* start *

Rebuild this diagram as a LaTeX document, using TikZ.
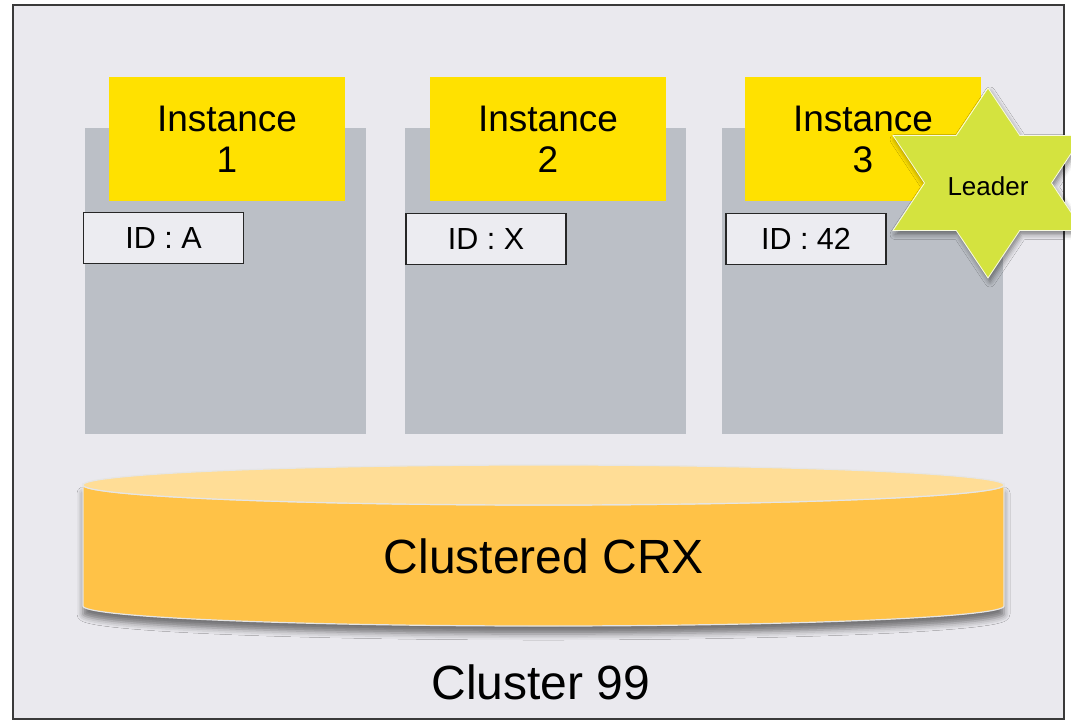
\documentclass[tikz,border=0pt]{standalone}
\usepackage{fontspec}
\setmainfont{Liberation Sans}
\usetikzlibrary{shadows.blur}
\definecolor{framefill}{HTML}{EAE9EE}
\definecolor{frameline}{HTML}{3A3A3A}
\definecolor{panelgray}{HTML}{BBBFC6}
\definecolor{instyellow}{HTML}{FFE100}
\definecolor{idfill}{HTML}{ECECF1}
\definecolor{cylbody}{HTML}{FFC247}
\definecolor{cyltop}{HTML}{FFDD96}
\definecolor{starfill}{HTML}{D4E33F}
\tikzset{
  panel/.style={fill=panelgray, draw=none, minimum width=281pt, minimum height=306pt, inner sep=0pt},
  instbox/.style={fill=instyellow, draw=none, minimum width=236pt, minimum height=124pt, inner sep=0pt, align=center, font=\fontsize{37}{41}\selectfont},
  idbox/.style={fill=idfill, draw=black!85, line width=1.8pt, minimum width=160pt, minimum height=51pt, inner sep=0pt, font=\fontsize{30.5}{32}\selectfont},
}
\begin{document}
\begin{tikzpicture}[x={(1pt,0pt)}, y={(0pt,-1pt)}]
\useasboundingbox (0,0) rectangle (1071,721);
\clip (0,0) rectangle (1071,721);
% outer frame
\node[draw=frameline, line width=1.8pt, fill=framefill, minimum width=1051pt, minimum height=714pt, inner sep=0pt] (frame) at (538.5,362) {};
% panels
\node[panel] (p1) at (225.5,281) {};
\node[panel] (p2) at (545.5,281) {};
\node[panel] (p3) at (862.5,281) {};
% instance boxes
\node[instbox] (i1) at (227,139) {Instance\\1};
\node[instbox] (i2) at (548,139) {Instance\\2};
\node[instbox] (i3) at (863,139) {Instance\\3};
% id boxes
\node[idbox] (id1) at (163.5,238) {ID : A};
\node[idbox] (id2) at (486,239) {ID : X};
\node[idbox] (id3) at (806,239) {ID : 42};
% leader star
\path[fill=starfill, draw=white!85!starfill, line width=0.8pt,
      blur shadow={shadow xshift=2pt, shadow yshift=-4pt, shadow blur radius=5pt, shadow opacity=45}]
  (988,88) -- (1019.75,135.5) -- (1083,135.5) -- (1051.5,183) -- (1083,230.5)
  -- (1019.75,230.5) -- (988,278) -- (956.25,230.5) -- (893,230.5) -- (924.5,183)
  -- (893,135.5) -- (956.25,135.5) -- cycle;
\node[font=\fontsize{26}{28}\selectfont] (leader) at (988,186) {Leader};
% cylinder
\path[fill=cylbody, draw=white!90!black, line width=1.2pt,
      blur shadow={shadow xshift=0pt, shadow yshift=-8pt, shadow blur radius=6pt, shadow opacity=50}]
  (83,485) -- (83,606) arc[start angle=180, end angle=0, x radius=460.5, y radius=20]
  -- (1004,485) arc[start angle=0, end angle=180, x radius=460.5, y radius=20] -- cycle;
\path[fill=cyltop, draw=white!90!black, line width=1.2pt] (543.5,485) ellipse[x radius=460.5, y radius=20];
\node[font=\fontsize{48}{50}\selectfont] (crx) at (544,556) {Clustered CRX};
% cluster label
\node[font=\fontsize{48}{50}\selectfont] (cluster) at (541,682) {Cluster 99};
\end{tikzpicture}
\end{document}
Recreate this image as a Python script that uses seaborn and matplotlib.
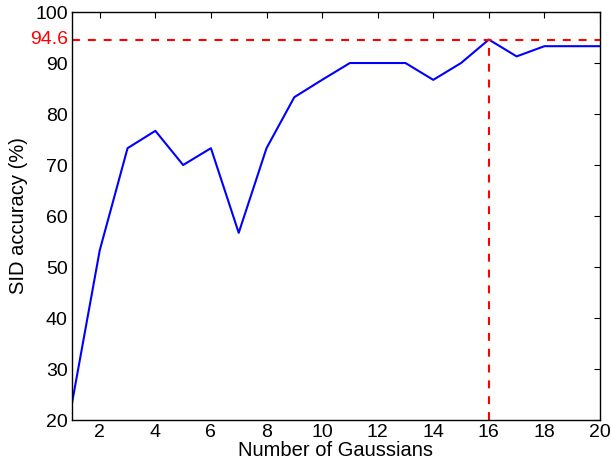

* end *

Short exercise:
Apart from the pictures, the entries above are to be repeated in full and exactly.

Result of the exercise:
Rebuild this diagram as a LaTeX document, using TikZ.
\documentclass[tikz,border=0pt]{standalone}
\usepackage{fontspec}
\setmainfont{Liberation Sans}
\usetikzlibrary{shadows.blur}
\definecolor{framefill}{HTML}{EAE9EE}
\definecolor{frameline}{HTML}{3A3A3A}
\definecolor{panelgray}{HTML}{BBBFC6}
\definecolor{instyellow}{HTML}{FFE100}
\definecolor{idfill}{HTML}{ECECF1}
\definecolor{cylbody}{HTML}{FFC247}
\definecolor{cyltop}{HTML}{FFDD96}
\definecolor{starfill}{HTML}{D4E33F}
\tikzset{
  panel/.style={fill=panelgray, draw=none, minimum width=281pt, minimum height=306pt, inner sep=0pt},
  instbox/.style={fill=instyellow, draw=none, minimum width=236pt, minimum height=124pt, inner sep=0pt, align=center, font=\fontsize{37}{41}\selectfont},
  idbox/.style={fill=idfill, draw=black!85, line width=1.8pt, minimum width=160pt, minimum height=51pt, inner sep=0pt, font=\fontsize{30.5}{32}\selectfont},
}
\begin{document}
\begin{tikzpicture}[x={(1pt,0pt)}, y={(0pt,-1pt)}]
\useasboundingbox (0,0) rectangle (1071,721);
\clip (0,0) rectangle (1071,721);
% outer frame
\node[draw=frameline, line width=1.8pt, fill=framefill, minimum width=1051pt, minimum height=714pt, inner sep=0pt] (frame) at (538.5,362) {};
% panels
\node[panel] (p1) at (225.5,281) {};
\node[panel] (p2) at (545.5,281) {};
\node[panel] (p3) at (862.5,281) {};
% instance boxes
\node[instbox] (i1) at (227,139) {Instance\\1};
\node[instbox] (i2) at (548,139) {Instance\\2};
\node[instbox] (i3) at (863,139) {Instance\\3};
% id boxes
\node[idbox] (id1) at (163.5,238) {ID : A};
\node[idbox] (id2) at (486,239) {ID : X};
\node[idbox] (id3) at (806,239) {ID : 42};
% leader star
\path[fill=starfill, draw=white!85!starfill, line width=0.8pt,
      blur shadow={shadow xshift=2pt, shadow yshift=-4pt, shadow blur radius=5pt, shadow opacity=45}]
  (988,88) -- (1019.75,135.5) -- (1083,135.5) -- (1051.5,183) -- (1083,230.5)
  -- (1019.75,230.5) -- (988,278) -- (956.25,230.5) -- (893,230.5) -- (924.5,183)
  -- (893,135.5) -- (956.25,135.5) -- cycle;
\node[font=\fontsize{26}{28}\selectfont] (leader) at (988,186) {Leader};
% cylinder
\path[fill=cylbody, draw=white!90!black, line width=1.2pt,
      blur shadow={shadow xshift=0pt, shadow yshift=-8pt, shadow blur radius=6pt, shadow opacity=50}]
  (83,485) -- (83,606) arc[start angle=180, end angle=0, x radius=460.5, y radius=20]
  -- (1004,485) arc[start angle=0, end angle=180, x radius=460.5, y radius=20] -- cycle;
\path[fill=cyltop, draw=white!90!black, line width=1.2pt] (543.5,485) ellipse[x radius=460.5, y radius=20];
\node[font=\fontsize{48}{50}\selectfont] (crx) at (544,556) {Clustered CRX};
% cluster label
\node[font=\fontsize{48}{50}\selectfont] (cluster) at (541,682) {Cluster 99};
\end{tikzpicture}
\end{document}
Recreate this image as a Python script that uses seaborn and matplotlib.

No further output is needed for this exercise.